Se la completa eliminazione del comparto appare da sempre una promessa davvero difficile da mantenere, soprattutto per via dei pericoli che comporterebbe, non solo in termini di entrate erariali ma anche e soprattutto per il ritorno dell'illegalità e la riconsegna di un mercato nelle mani della criminalità, che non aspetta altro. Per un grave passo indietro, dopo quindici anni di gestione pubblica di un settore che non saranno stati perfetti, com'è evidente, ma comunque meritevoli di attenzione, per aver sottratto in maniera quasi definitiva un'economia milionaria alle mafie.
E di certo un governo a 5 Stelle non potrebbe macchiarsi di un errore tanto grave e pericoloso per le sorti del paese e la sicurezza dei cittadini. Ma soprattutto, non ci sarebbe neppure alcuna fretta: tenendo conto della ormai imminente scadenza delle concessioni pubbliche, fissata al 2022, data in cui scadranno i diritti per la gestione delle reti degli apparecchi da intrattenimento ma anche quelli per l'online che stanno per essere assegnati in queste ore, dopo l'allineamento dei titoli concessori disposto dal legislatore.

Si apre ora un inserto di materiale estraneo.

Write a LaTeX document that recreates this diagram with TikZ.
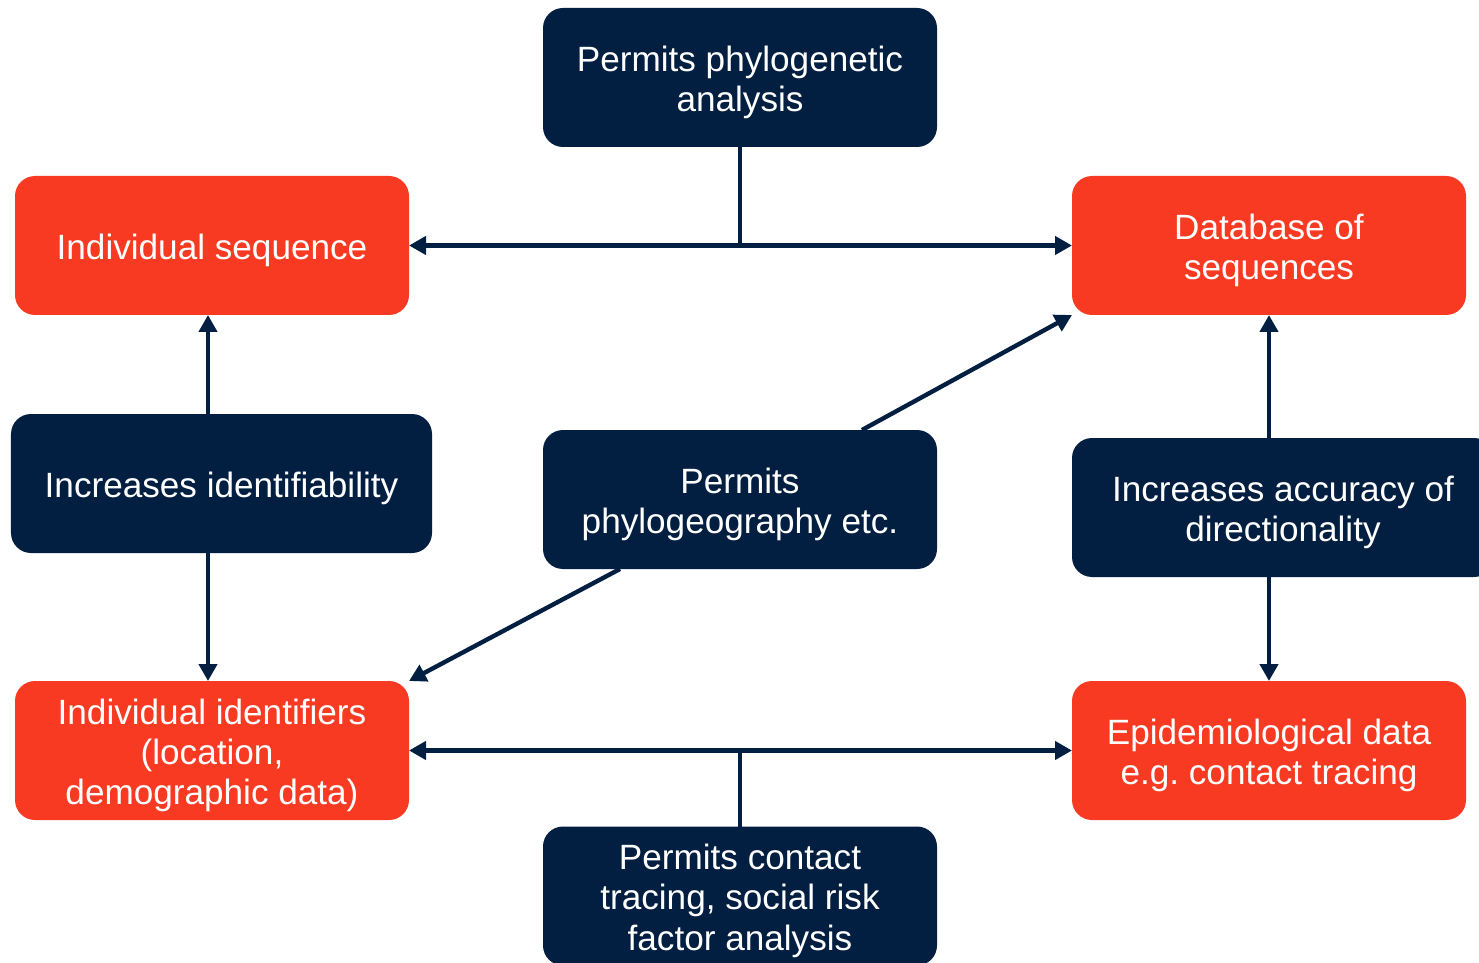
\documentclass[tikz,border=0pt]{standalone}
\usepackage{fontspec}
\setmainfont{Liberation Sans}
\frenchspacing
\usetikzlibrary{arrows.meta}

\definecolor{navy}{RGB}{2,31,65}
\definecolor{brick}{RGB}{249,58,34}

% taller first line, pushes the text down a little as in slides
\newcommand{\tstrut}{\rule{0pt}{20pt}}

\tikzset{
    box/.style={rounded corners=0.4cm, minimum width=7.88cm, minimum height=2.78cm,
        align=center, text=white, outer sep=0pt, inner sep=2pt,
        font=\fontsize{20}{23}\selectfont},
    darkbox/.style={box, fill=navy},
    redbox/.style={box, fill=brick},
    link/.style={draw=navy, line width=2.5pt},
    arrow/.style={link, -{Triangle[length=0.34cm, width=0.36cm]}},
    twoway/.style={link, {Triangle[length=0.34cm, width=0.36cm]}-{Triangle[length=0.34cm, width=0.36cm]}}
}

\begin{document}
\begin{tikzpicture}
    \useasboundingbox (0,0) rectangle (29.58,-19.26);

    % Data boxes
    \node [redbox] (indseq) at (4.24,-4.91) {\tstrut Individual sequence};
    \node [redbox] (dbseq) at (25.38,-4.91) {\tstrut Database of\\sequences};
    \node [redbox] (indid) at (4.24,-15.01) {\tstrut Individual identifiers\\(location,\\demographic data)};
    \node [redbox] (epi) at (25.38,-15.01) {\tstrut Epidemiological data\\e.g. contact tracing};

    % What each link permits
    \node [darkbox] (phylo) at (14.8,-1.55) {\tstrut Permits phylogenetic\\analysis};
    \node [darkbox, minimum width=8.42cm] (ident) at (4.43,-9.67) {\tstrut Increases identifiability};
    \node [darkbox] (geo) at (14.8,-9.99) {\tstrut Permits\\phylogeography etc.};
    \node [darkbox, minimum width=8.44cm] (acc) at (25.66,-10.15) {\tstrut Increases accuracy of\\directionality};
    \node [darkbox] (contact) at (14.8,-17.92) {\tstrut Permits contact\\tracing, social risk\\factor analysis};

    % Top row
    \draw [twoway] (indseq.east) -- (dbseq.west);
    \draw [link] (phylo.south) -- (phylo.south |- indseq.east);

    % Left column
    \draw [arrow] ([xshift=-0.08cm]ident.north -| indseq.south) -- ([xshift=-0.08cm]indseq.south);
    \draw [arrow] ([xshift=-0.08cm]ident.south -| indid.north) -- ([xshift=-0.08cm]indid.north);

    % Diagonal
    \draw [arrow] ([xshift=2.44cm]geo.north) -- (dbseq.south west);
    \draw [arrow] ([xshift=-2.4cm]geo.south) -- (indid.north east);

    % Right column
    \draw [arrow] (acc.north -| dbseq.south) -- (dbseq.south);
    \draw [arrow] (acc.south -| epi.north) -- (epi.north);

    % Bottom row
    \draw [twoway] (indid.east) -- (epi.west);
    \draw [link] (contact.north) -- (contact.north |- indid.east);

\end{tikzpicture}
\end{document}
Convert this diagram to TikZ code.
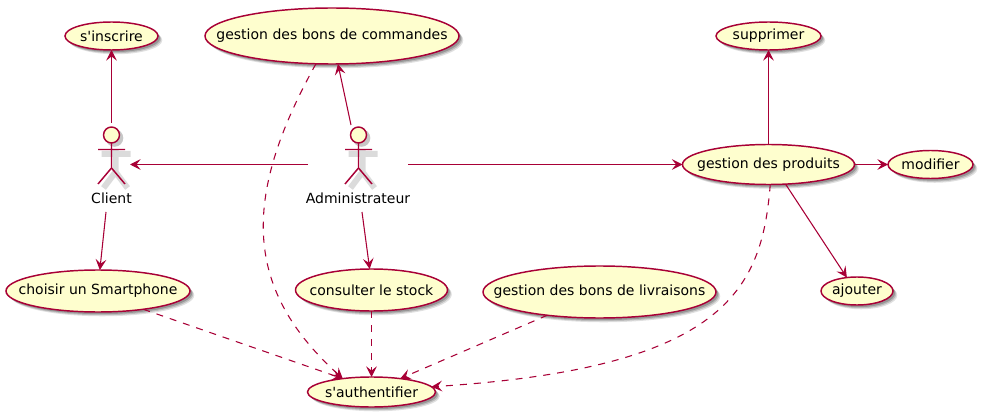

Del resto, com'è evidente, non ci si può certo immaginare l'interruzione di un mercato e lo smantellamento di un'intera industria dalla sera al mattino e nel pieno dell'esercizio di un diritto concessorio, peraltro pagato pure a caro prezzo. Non è avvenuto sotto i regimi più rigidi, figuriamoci se questo può avvenire in una democrazia parlamentare. Neppure il regime di Fidel Castro, autore di una vera e propria rivoluzione - anche economica e industriale - che portò allo stravolgimento totale dell'economia dell'isola di Cuba, nello smantellamento dell'industria locale del gioco (seppure molto più limitata e meno “garantita”, in termini di titoli autorizzatori, non essendoci certo un regime concessorio), negli anni '60, operò una dismissione forzata né tanto meno immediata, preoccupato della ricaduta in termini occupazionali ed economici più in generale, prima ancora di occuparsi del diritto di impresa, che comunque voleva (o doveva) garantire. Preoccupandosi, invece, di trovare un'adeguata soluzione per la riconversione di quelle attività economiche in altri settori, in modo da scongiurare la perdita di impiego, e di spiegarlo chiaramente ai cittadini. Come poi ha fatto: nonostante si trattasse di un regime. Figuriamoci quindi se a smantellare un intero comparto mettendo per strada centinaia di migliaia di persone possa essere una Repubblica democratica come la nostra. E' evidente che la soluzione al “problema del gioco pubblico” dovrà passare inevitabilmente per una mediazione, tra la posizione - più “diffidente” che conservatrice - del Movimento e l'idea più liberista espressa in precedenza dal centro-destra: soprattutto se i due schieramenti si ritroveranno insieme al governo. Senza bisogno che i “grillini” (o i “giggini”, come li definisce oggi qualcuno) perdano la faccia o vengano accusati di fare retro marcia, spiegando ai cittadini i rischi e le necessità alla base di questo eventuale processo. Visto che il Movimento ha fatto della chiarezza il vero valore aggiunto in tutti questi anni di battaglie politiche e istituzionali e nella sua campagna elettorale. E ora verranno subito messi alla prova, visto che in Parlamento (sia alla Camera che in Senato) si stanno già rincorrendo una serie di richieste relative al tema del gioco.
Tuttavia non si può fare a meno di notare come la scomparsa del gioco pubblico possa essere determinata non solo in maniera diretta dalla politica e senza bisogno di un vero e proprio diktat, ma può essere causata anche in forma indiretta, come sta di fatto avvenendo in vari territori (Piemonte in testa), e pure in maniera premeditata. Da qui la preoccupazione dell'industria, che non può certo ricorrere alla mera speranza, per programmare il proprio futuro. Visto che dietro ad ogni economia, ci sono imprese quindi famiglie, persone, cittadini. E sono loro a chiedere certezze: non una “grande lobby” né un'industria criminale, come si è provato più volte a far credere ai cittadini. Basterebbe girare per le strade (come i 5 Stelle hanno dimostrato di essere bravissimi a fare) e guardare in faccia quei lavoratori che hanno sì scelto un settore scomodo come quello del gioco, ma che non chiedono altro che poter lavorare con sicurezza e dignità (senza peraltro aver mai combattuto instaurazione di regole né l'introduzione di limitazioni). Scoprendo, magari, che anche quelli sono lavoratori – quindi cittadini – come gli altri. Con lo stesso, illogico, stupore, di chi si meraviglia oggi di scoprire che i Cinque Stelle saliti in Parlamento non sono i pericolosi attentatori della democrazia che si pensava fino a qualche tempo fa.